§ PROBLEM TO WORK ON: Copy the lines of the data below exactly, starting at the first and stopping after the line that contains "on grid=false] (mfa3)"; include no pictures.

=-=-=-=-=

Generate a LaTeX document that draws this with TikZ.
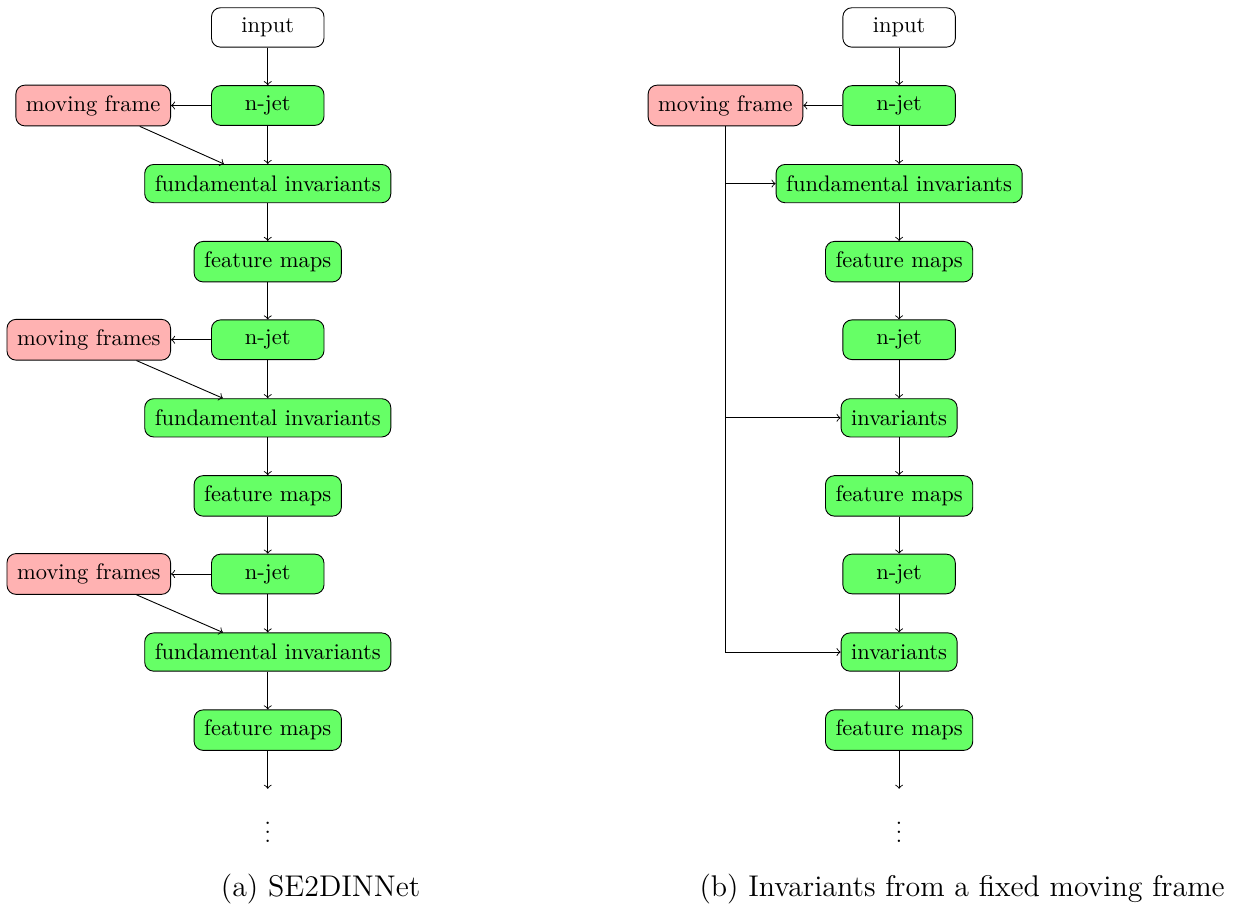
\documentclass[tikz,border=0pt]{standalone}
\usetikzlibrary{positioning}

\begin{document}
\begin{tikzpicture}[node distance=34.7pt, on grid, >=to,
    box/.style={draw, rounded corners, minimum width=50pt, minimum height=17pt, inner sep=4.5pt},
    jetbox/.style={box, fill=green!60},
    framebox/.style={box, fill=red!30},
    caption/.style={anchor=base, font=\fontsize{13.3}{16}\selectfont}]

    \useasboundingbox (0,0) rectangle (548pt,-403.6pt);

    % (a) SE2DINNET
    \node[box] (ina) at (119pt,-12.2pt) {input};
    \node[jetbox] (nja1) [below=of ina] {n-jet};
    \node[jetbox] (fia1) [below=of nja1] {fundamental invariants};
    \node[jetbox] (fma1) [below=of fia1] {feature maps};
    \node[jetbox] (nja2) [below=of fma1] {n-jet};
    \node[jetbox] (fia2) [below=of nja2] {fundamental invariants};
    \node[jetbox] (fma2) [below=of fia2] {feature maps};
    \node[jetbox] (nja3) [below=of fma2] {n-jet};
    \node[jetbox] (fia3) [below=of nja3] {fundamental invariants};
    \node[jetbox] (fma3) [below=of fia3] {feature maps};
    \node[inner ysep=8.5pt] (dotsa) [below=42.3pt of fma3] {$\vdots$};

    % MOVING FRAMES
    \node[framebox, on grid=false] (mfa1) [left=17.8pt of nja1] {moving frame};
    \node[framebox, on grid=false] (mfa2) [left=17.8pt of nja2] {moving frames};
    \node[framebox, on grid=false] (mfa3) [left=17.8pt of nja3] {moving frames};

    % TRANSITIONS
    \path[->]
        (ina) edge (nja1)
        (nja1) edge (fia1)
        (fia1) edge (fma1)
        (fma1) edge (nja2)
        (nja2) edge (fia2)
        (fia2) edge (fma2)
        (fma2) edge (nja3)
        (nja3) edge (fia3)
        (fia3) edge (fma3)
        (fma3) edge (dotsa)
        (nja1) edge (mfa1)
        (nja2) edge (mfa2)
        (nja3) edge (mfa3)
        (mfa1) edge (fia1)
        (mfa2) edge (fia2)
        (mfa3) edge (fia3);

    % (b) FIXED MOVING FRAME
    \node[box] (inb) at (399.6pt,-12.2pt) {input};
    \node[jetbox] (njb1) [below=of inb] {n-jet};
    \node[jetbox] (fib1) [below=of njb1] {fundamental invariants};
    \node[jetbox] (fmb1) [below=of fib1] {feature maps};
    \node[jetbox] (njb2) [below=of fmb1] {n-jet};
    \node[jetbox] (invb2) [below=of njb2] {invariants};
    \node[jetbox] (fmb2) [below=of invb2] {feature maps};
    \node[jetbox] (njb3) [below=of fmb2] {n-jet};
    \node[jetbox] (invb3) [below=of njb3] {invariants};
    \node[jetbox] (fmb3) [below=of invb3] {feature maps};
    \node[inner ysep=8.5pt] (dotsb) [below=42.3pt of fmb3] {$\vdots$};
    \node[framebox, on grid=false] (mfb) [left=17.4pt of njb1] {moving frame};

    \path[->]
        (inb) edge (njb1)
        (njb1) edge (fib1)
        (fib1) edge (fmb1)
        (fmb1) edge (njb2)
        (njb2) edge (invb2)
        (invb2) edge (fmb2)
        (fmb2) edge (njb3)
        (njb3) edge (invb3)
        (invb3) edge (fmb3)
        (fmb3) edge (dotsb)
        (njb1) edge (mfb);
    \draw[->] (mfb.south) |- (fib1);
    \draw[->] (mfb.south) |- (invb2);
    \draw[->] (mfb.south) |- (invb3);

    % CAPTIONS
    \node[caption] (capa) at (142.5pt,-398.5pt) {(a) SE2DINNet};
    \node[caption] (capb) at (427.6pt,-398.5pt) {(b) Invariants from a fixed moving frame};

\end{tikzpicture}
\end{document}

=-=-=-=-=

§ RESPONSE TO THE TASK:
Generate a LaTeX document that draws this with TikZ.
\documentclass[tikz,border=0pt]{standalone}
\usetikzlibrary{positioning}

\begin{document}
\begin{tikzpicture}[node distance=34.7pt, on grid, >=to,
    box/.style={draw, rounded corners, minimum width=50pt, minimum height=17pt, inner sep=4.5pt},
    jetbox/.style={box, fill=green!60},
    framebox/.style={box, fill=red!30},
    caption/.style={anchor=base, font=\fontsize{13.3}{16}\selectfont}]

    \useasboundingbox (0,0) rectangle (548pt,-403.6pt);

    % (a) SE2DINNET
    \node[box] (ina) at (119pt,-12.2pt) {input};
    \node[jetbox] (nja1) [below=of ina] {n-jet};
    \node[jetbox] (fia1) [below=of nja1] {fundamental invariants};
    \node[jetbox] (fma1) [below=of fia1] {feature maps};
    \node[jetbox] (nja2) [below=of fma1] {n-jet};
    \node[jetbox] (fia2) [below=of nja2] {fundamental invariants};
    \node[jetbox] (fma2) [below=of fia2] {feature maps};
    \node[jetbox] (nja3) [below=of fma2] {n-jet};
    \node[jetbox] (fia3) [below=of nja3] {fundamental invariants};
    \node[jetbox] (fma3) [below=of fia3] {feature maps};
    \node[inner ysep=8.5pt] (dotsa) [below=42.3pt of fma3] {$\vdots$};

    % MOVING FRAMES
    \node[framebox, on grid=false] (mfa1) [left=17.8pt of nja1] {moving frame};
    \node[framebox, on grid=false] (mfa2) [left=17.8pt of nja2] {moving frames};
    \node[framebox, on grid=false] (mfa3) [left=17.8pt of nja3] {moving frames};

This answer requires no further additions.